>> Start

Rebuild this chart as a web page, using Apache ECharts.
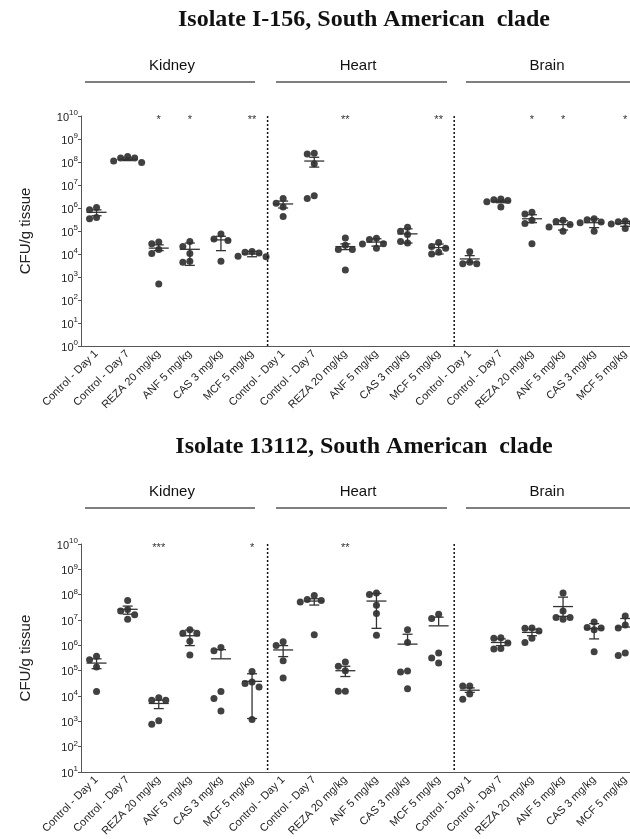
<!DOCTYPE html>
<html>
<head>
<meta charset="utf-8">
<script src="https://cdn.jsdelivr.net/npm/echarts@6/dist/echarts.min.js"></script>
<style>
  html, body { margin: 0; padding: 0; background: #fff; width: 630px; height: 839px; overflow: hidden; }
  #main { width: 660px; height: 839px; }
</style>
</head>
<body>
<div id="main"></div>
<script>
var chart = echarts.init(document.getElementById("main"));

var organs = ["Kidney", "Heart", "Brain"];
var treatments = ["Control - Day 1", "Control - Day 7", "REZA 20 mg/kg", "ANF 5 mg/kg", "CAS 3 mg/kg", "MCF 5 mg/kg"];
var categories = treatments.concat(treatments, treatments);

// Isolate I-156: CFU/g per mouse, kidney x6, heart x6, brain x6
var i156Points = [
  [8.3e5, 1.05e6, 3.4e5, 3.9e5],
  [1.75e8, 1.5e8, 1.1e8, 1.5e8, 9.5e7],
  [3.3e4, 2.8e4, 1.55e4, 1.05e4, 500],
  [3.5e4, 2.1e4, 1.05e4, 4.4e3, 4.8e3],
  [7.4e4, 4.5e4, 3.9e4, 4.8e3],
  [1.3e4, 1.1e4, 1.2e4, 7.5e3, 8e3],
  [2.6e6, 1.6e6, 1.1e6, 4.3e5],
  [2.4e8, 2.25e8, 8.3e7, 2.6e6, 3.4e6],
  [5e4, 2.4e4, 1.55e4, 1.55e4, 2e3],
  [4.8e4, 4.3e4, 2.8e4, 2.7e4, 1.8e4],
  [1.45e5, 9.8e4, 7e4, 3e4, 3.5e4],
  [2.1e4, 1.8e4, 3.2e4, 1e4, 1.2e4],
  [1.25e4, 3.8e3, 4.4e3, 3.8e3],
  [2.45e6, 2.1e6, 2.3e6, 1.85e6, 1.1e6],
  [6.5e5, 5.5e5, 2.9e5, 2.1e5, 2.8e4],
  [2.9e5, 1.9e5, 2.6e5, 1.5e5, 9.8e4],
  [3.4e5, 2.45e5, 3.1e5, 2.3e5, 9.8e4],
  [2.7e5, 2.3e5, 2.5e5, 1.3e5, 2e5]
];
var i156Mean = [6.5e5, 1.3e8, 1.8e4, 1.6e4, 4.1e4, 1.0e4, 1.5e6, 1.1e8, 2.1e4, 3.3e4, 7.5e4, 1.9e4, 6.1e3, 1.95e6, 3.4e5, 1.9e5, 2.3e5, 2.1e5];
var i156Low = [4.6e5, 1.15e8, 1.4e4, 3.2e3, 1.4e4, 7.6e3, 1.0e6, 6e7, 1.55e4, 2.2e4, 3e4, 1.0e4, 4.4e3, 1.7e6, 2.3e5, 1.1e5, 1.4e5, 1.6e5];
var i156High = [8.3e5, 1.5e8, 2.5e4, 3.0e4, 5.9e4, 1.3e4, 2.0e6, 1.6e8, 2.75e4, 4.6e4, 1.25e5, 2.7e4, 8.5e3, 2.2e6, 5.1e5, 2.8e5, 3.4e5, 2.6e5];
var i156Stars = ["", "", "*", "*", "", "**", "", "", "**", "", "", "**", "", "", "*", "*", "", "*"];

// Isolate 13112
var i13112Points = [
  [2.7e5, 3.7e5, 1.4e5, 1.5e4],
  [5.9e7, 2.6e7, 2.25e7, 1.6e7, 1.07e7],
  [6.9e3, 8.5e3, 6.9e3, 780, 1.05e3],
  [3e6, 4.1e6, 3e6, 1.45e6, 4.2e5],
  [8.3e5, 6.2e5, 1.5e4, 8e3, 2.6e3],
  [9.4e4, 3.1e4, 3.6e4, 2.3e4, 1.2e3],
  [9.8e5, 1.4e6, 2.5e5, 5.2e4],
  [6.5e7, 5.2e7, 9.3e7, 5.9e7, 2.6e6],
  [2.2e5, 1.0e5, 1.5e5, 1.55e4, 1.55e4],
  [1.17e8, 1.02e8, 3.8e7, 1.8e7, 2.5e6],
  [4.1e6, 1.3e6, 9.8e4, 9e4, 1.95e4],
  [1.7e7, 1.15e7, 5e5, 3.2e5, 2e5],
  [2.5e4, 2.5e4, 1.2e4, 7.4e3],
  [1.9e6, 2e6, 1.23e6, 7.2e5, 7.6e5],
  [4.7e6, 4.8e6, 3.7e6, 1.3e6, 1.9e6],
  [1.17e8, 2.25e7, 1.07e7, 1.25e7, 1.25e7],
  [5.1e6, 8.3e6, 4.8e6, 4.1e6, 5.6e5],
  [4.8e6, 1.45e7, 6.3e6, 4e5, 5e5]
];
var i13112Mean = [2.0e5, 2.65e7, 5.1e3, 2.4e6, 2.95e5, 3.8e4, 6.6e5, 5.6e7, 1.0e5, 5.6e7, 1.12e6, 5.9e6, 1.7e4, 1.3e6, 3.25e6, 3.4e7, 4.6e6, 5.3e6];
var i13112Low = [1.2e5, 1.7e7, 3.2e3, 9.8e5, null, 1.3e3, 3.6e5, 3.9e7, 5.9e4, 4.7e6, null, null, 1.4e4, 9.8e5, 2.4e6, 1.4e7, 1.8e6, null];
var i13112High = [2.95e5, 3.55e7, 6.9e3, 4.0e6, 6.8e5, 7.6e4, 9.8e5, 6.9e7, 1.5e5, 1.12e8, 2.75e6, 1.3e7, 2.1e4, 1.8e6, 4.4e6, 8e7, 7.2e6, 1.15e7];
var i13112Stars = ["", "", "***", "", "", "*", "", "", "**", "", "", "", "", "", "", "", "", ""];

var panels = [
  { title: "Isolate I-156, South American  clade", points: i156Points, mean: i156Mean, low: i156Low, high: i156High, stars: i156Stars,
    top: 116, height: 230, min: 1, max: 1e10, titleY: 20, organY: 66, lineY: 82 },
  { title: "Isolate 13112, South American  clade", points: i13112Points, mean: i13112Mean, low: i13112Low, high: i13112High, stars: i13112Stars,
    top: 544, height: 230, min: 10, max: 1e10, titleY: 447, organY: 492, lineY: 508 }
];

var GRID_LEFT = 81, BAND = 31.1, DOT = 7;
var headerLines = [[85, 255], [276, 447], [466, 640]];
var headerCenters = [172, 358, 547];

// spread points that would overlap, like a prism scatter
function spread(vals, pxPerDecade) {
  var order = vals.map(function (v, i) { return i; })
    .sort(function (a, b) { return vals[b] - vals[a]; });
  var placed = [], offsets = [];
  var cands = [0, -DOT, DOT, -2 * DOT, 2 * DOT];
  order.forEach(function (i) {
    var y = Math.log10(vals[i]) * pxPerDecade;
    var c = 0;
    for (; c < cands.length - 1; c++) {
      var ok = placed.every(function (p) {
        var dx = p.x - cands[c], dy = p.y - y;
        return dx * dx + dy * dy >= DOT * DOT;
      });
      if (ok) break;
    }
    placed.push({ x: cands[c], y: y });
    offsets[i] = cands[c];
  });
  return offsets;
}

function expLabel(v) {
  return "{b|10}{e|" + Math.round(Math.log10(v)) + "}";
}

var grids = [], xAxes = [], yAxes = [], series = [], graphics = [];

panels.forEach(function (p, k) {
  grids.push({ left: GRID_LEFT, top: p.top, width: BAND * 18, height: p.height });
  xAxes.push({
    gridIndex: k, type: "category", data: categories, boundaryGap: true,
    axisLine: { lineStyle: { color: "#555", width: 1 } },
    axisTick: { alignWithLabel: true, length: 4, lineStyle: { color: "#555" } },
    axisLabel: { interval: 0, rotate: 45, fontSize: 11, color: "#222", margin: 6, fontFamily: "Liberation Sans" }
  });
  var decades = Math.log10(p.max / p.min);
  yAxes.push({
    gridIndex: k, type: "log", logBase: 10, min: p.min, max: p.max, interval: 1,
    name: "CFU/g tissue", nameLocation: "middle", nameGap: 48,
    nameTextStyle: { fontSize: 15, color: "#222", fontFamily: "Liberation Sans" },
    axisLine: { show: true, lineStyle: { color: "#555", width: 1 } },
    axisTick: { show: true, length: 3, lineStyle: { color: "#555" } },
    splitLine: { show: false },
    axisLabel: {
      margin: 3, formatter: expLabel,
      rich: {
        b: { fontSize: 11, color: "#222", fontFamily: "Liberation Sans", verticalAlign: "bottom", lineHeight: 14 },
        e: { fontSize: 8, color: "#222", fontFamily: "Liberation Sans", verticalAlign: "top", lineHeight: 14 }
      }
    }
  });

  var pxPerDecade = p.height / decades;
  var dots = [];
  p.points.forEach(function (vals, g) {
    var offs = spread(vals, pxPerDecade);
    vals.forEach(function (v, j) {
      dots.push({ value: [g, v], symbolOffset: [offs[j], 0] });
    });
  });
  series.push({
    type: "scatter", xAxisIndex: k, yAxisIndex: k, data: dots,
    symbol: "circle", symbolSize: DOT, itemStyle: { color: "#111" }, z: 3, silent: true
  });

  var bars = p.mean.map(function (m, g) {
    return [g, m, p.low[g] == null ? m : p.low[g], p.high[g]];
  });
  series.push({
    type: "custom", xAxisIndex: k, yAxisIndex: k, data: bars, z: 4, silent: true,
    encode: { x: 0, y: [1, 2, 3] },
    renderItem: function (params, api) {
      var g = api.value(0);
      var cm = api.coord([g, api.value(1)]);
      var cl = api.coord([g, api.value(2)]);
      var ch = api.coord([g, api.value(3)]);
      var st = { stroke: "#333", lineWidth: 1.3 };
      var items = [
        { type: "line", shape: { x1: cm[0] - 10, y1: cm[1], x2: cm[0] + 10, y2: cm[1] }, style: st },
        { type: "line", shape: { x1: cm[0], y1: ch[1], x2: cm[0], y2: cl[1] }, style: st },
        { type: "line", shape: { x1: cm[0] - 5, y1: ch[1], x2: cm[0] + 5, y2: ch[1] }, style: st }
      ];
      if (Math.abs(cl[1] - cm[1]) > 0.5) {
        items.push({ type: "line", shape: { x1: cm[0] - 5, y1: cl[1], x2: cm[0] + 5, y2: cl[1] }, style: st });
      }
      return { type: "group", children: items };
    }
  });

  // significance marks at the top of each group
  series.push({
    type: "custom", xAxisIndex: k, yAxisIndex: k, z: 5, silent: true,
    data: p.stars.map(function (s, g) { return [g, p.max]; }),
    renderItem: function (params, api) {
      var s = p.stars[api.value(0)];
      if (!s) return null;
      var c = api.coord([api.value(0), p.max]);
      return {
        type: "text",
        style: { text: s, x: c[0], y: c[1] + 4, align: "center", verticalAlign: "middle",
          fill: "#333", font: "11px Liberation Sans" }
      };
    }
  });

  // dotted separators between organs
  series.push({
    type: "custom", xAxisIndex: k, yAxisIndex: k, z: 2, silent: true,
    data: [[5, p.max], [11, p.max]],
    renderItem: function (params, api) {
      var c = api.coord([api.value(0), p.max]);
      var x = c[0] + api.size([1, 0])[0] / 2;
      var cs = params.coordSys;
      return {
        type: "line", shape: { x1: x, y1: cs.y, x2: x, y2: cs.y + cs.height },
        style: { stroke: "#111", lineWidth: 1.5, lineDash: [2, 2] }
      };
    }
  });

  graphics.push({
    type: "text", x: 364, y: p.titleY,
    style: { text: p.title, align: "center", verticalAlign: "middle", fill: "#111",
      font: "bold 24px Liberation Serif" }
  });
  organs.forEach(function (o, i) {
    graphics.push({
      type: "text", x: headerCenters[i], y: p.organY,
      style: { text: o, align: "center", verticalAlign: "middle", fill: "#111", font: "15px Liberation Sans" }
    });
    graphics.push({
      type: "line", shape: { x1: headerLines[i][0], y1: p.lineY, x2: headerLines[i][1], y2: p.lineY },
      style: { stroke: "#555", lineWidth: 1.5 }
    });
  });
});

var option = {
  backgroundColor: "#fff",
  animation: false,
  grid: grids,
  xAxis: xAxes,
  yAxis: yAxes,
  series: series,
  graphic: graphics
};
chart.setOption(option);
</script>
</body>
</html>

>> End

(Instruction):
Leave out the pictures and repeat the lines from the start of the material through the line with "var categories = treatments.concat(treatments, treatments);", inclusive.

(Answer to the exercise):
Rebuild this chart as a web page, using Apache ECharts.
<!DOCTYPE html>
<html>
<head>
<meta charset="utf-8">
<script src="https://cdn.jsdelivr.net/npm/echarts@6/dist/echarts.min.js"></script>
<style>
  html, body { margin: 0; padding: 0; background: #fff; width: 630px; height: 839px; overflow: hidden; }
  #main { width: 660px; height: 839px; }
</style>
</head>
<body>
<div id="main"></div>
<script>
var chart = echarts.init(document.getElementById("main"));

var organs = ["Kidney", "Heart", "Brain"];
var treatments = ["Control - Day 1", "Control - Day 7", "REZA 20 mg/kg", "ANF 5 mg/kg", "CAS 3 mg/kg", "MCF 5 mg/kg"];
var categories = treatments.concat(treatments, treatments);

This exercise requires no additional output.